Often, their pilgrimages would take them to places of austere beauty and physical hardship; a cliffside cave or a whitewashed cell. The ascetic existence stripped away physical distractions from a purity of mind and soul. In stark contrast to the current trend for ever-larger, more comfortable and more technologically integrated boats, offshore sailor Roger Taylor eschews all of these on his Arctic voyages (p19).

Sailing a spartan, largely home-built junk-rigged Achilles 24, MingMing II, he sets sail from Scotland and heads due north, where he will spend 60 or 70 days alone at sea, non-stop.

His explorations have included Greenland, Spitsbergen, and most recently he sailed into uncharted waters above 80ºN, where receding ice has only just made it possible to sail at all.

His navigation equipment is a compass, a hand-held GPS, and a chart of almost entirely empty space.

Such is his desire for a pure sailing experience that he does not stop, does not set foot on land, and although an accomplished musician, takes no music with him to interpose between him and the sea.

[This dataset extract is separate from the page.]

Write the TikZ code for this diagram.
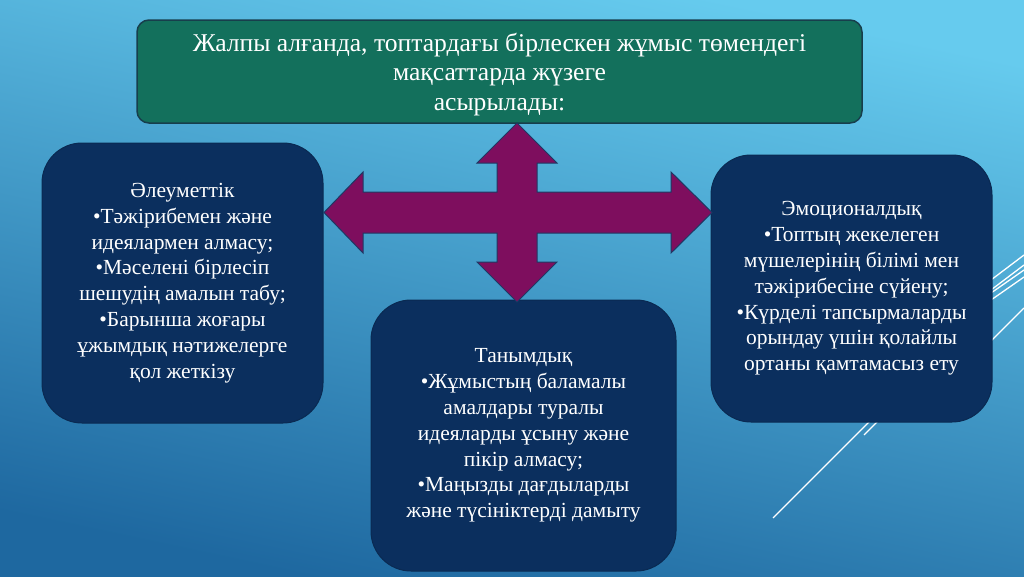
\documentclass[tikz,border=0pt]{standalone}
\usepackage{fontspec}
\setmainfont{Liberation Serif}
\definecolor{bgtop}{HTML}{66CBEE}
\definecolor{bgbot}{HTML}{1E68A0}
\definecolor{boxfill}{HTML}{0B2F5E}
\definecolor{boxline}{HTML}{0A2A52}
\definecolor{topfill}{HTML}{13705C}
\definecolor{topline}{HTML}{173E4C}
\definecolor{crossfill}{HTML}{7E0E5E}
\definecolor{crossline}{HTML}{1F3864}
\begin{document}
\begin{tikzpicture}[x=1pt,y=-1pt,
  bx/.style={draw=boxline, fill=boxfill, rounded corners=40, line width=1,
    text=white, align=center, inner sep=0pt,
    font=\fontsize{21.5}{25.8}\selectfont},
  topbx/.style={draw=topline, fill=topfill, rounded corners=12, line width=1.5,
    text=white, align=center, inner sep=0pt,
    font=\fontsize{25.6}{29.5}\selectfont},
  deco/.style={draw=white, line width=1.3},
  crossarrow/.style={fill=crossfill, draw=crossline, line width=1}]
\useasboundingbox (0,0) rectangle (1024,576);
\shade[top color=bgtop, bottom color=bgbot, shading angle=-12] (0,0) rectangle (1024,576);
% decorative lines (partly hidden behind the right box)
\draw[deco] (773,518) -- (868,423) -- (991,300) -- (1024,277);
\draw[deco] (864,435) -- (877,422) -- (991,293) -- (1024,270);
\draw[deco] (950,311) -- (1024,255);
\draw[deco] (950,321) -- (1024,265);
\draw[deco] (950,382) -- (1024,308);
% boxes
\node[topbx, minimum width=725, minimum height=103] (top) at (499.5,71.5)
  {\rule{0pt}{24pt}Жалпы алғанда, топтардағы бірлескен жұмыс төмендегі\\ мақсаттарда жүзеге\\ асырылады:};
\node[bx, minimum width=281, minimum height=280] (soc) at (182.5,283)
  {Әлеуметтік\\ •Тәжірибемен және\\ идеялармен алмасу;\\ •Мәселені бірлесіп\\ шешудің амалын табу;\\ •Барынша жоғары\\ ұжымдық нәтижелерге\\ қол жеткізу};
\node[bx, minimum width=305, minimum height=271] (cog) at (523.5,435.5)
  {Танымдық\\ •Жұмыстың баламалы\\ амалдары туралы\\ идеяларды ұсыну және\\ пікір алмасу;\\ •Маңызды дағдыларды\\ және түсініктерді дамыту};
\node[bx, minimum width=281, minimum height=267] (emo) at (851.5,288.5)
  {Эмоционалдық\\ •Топтың жекелеген\\ мүшелерінің білімі мен\\ тәжірибесіне сүйену;\\ •Күрделі тапсырмаларды\\ орындау үшін қолайлы\\ ортаны қамтамасыз ету};
% four-way arrow
\draw[crossarrow] (517,123) -- (557,163) -- (537,163) -- (537,192) -- (671,192)
  -- (671,172) -- (712,212.5) -- (671,253) -- (671,233) -- (537,233)
  -- (537,262) -- (557,262) -- (517,302) -- (477,262) -- (497,262)
  -- (497,233) -- (363,233) -- (363,253) -- (324,212.5) -- (363,172)
  -- (363,192) -- (497,192) -- (497,163) -- (477,163) -- cycle;
\end{tikzpicture}
\end{document}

Instead, he thinks, and writes – superbly; a philosopher sailor.

In our virtually connected world, he proves it’s possible to switch off the machines and reconnect with being fully human.

He is not so much anti establishment as transcendent above it.

I may be unlikely to ever follow precisely in his wake, but I find his approach to ‘cruising’ inspiring.

It is a reminder to disconnect from shore-side distractions and to dare to get off the beaten track, even just a little way.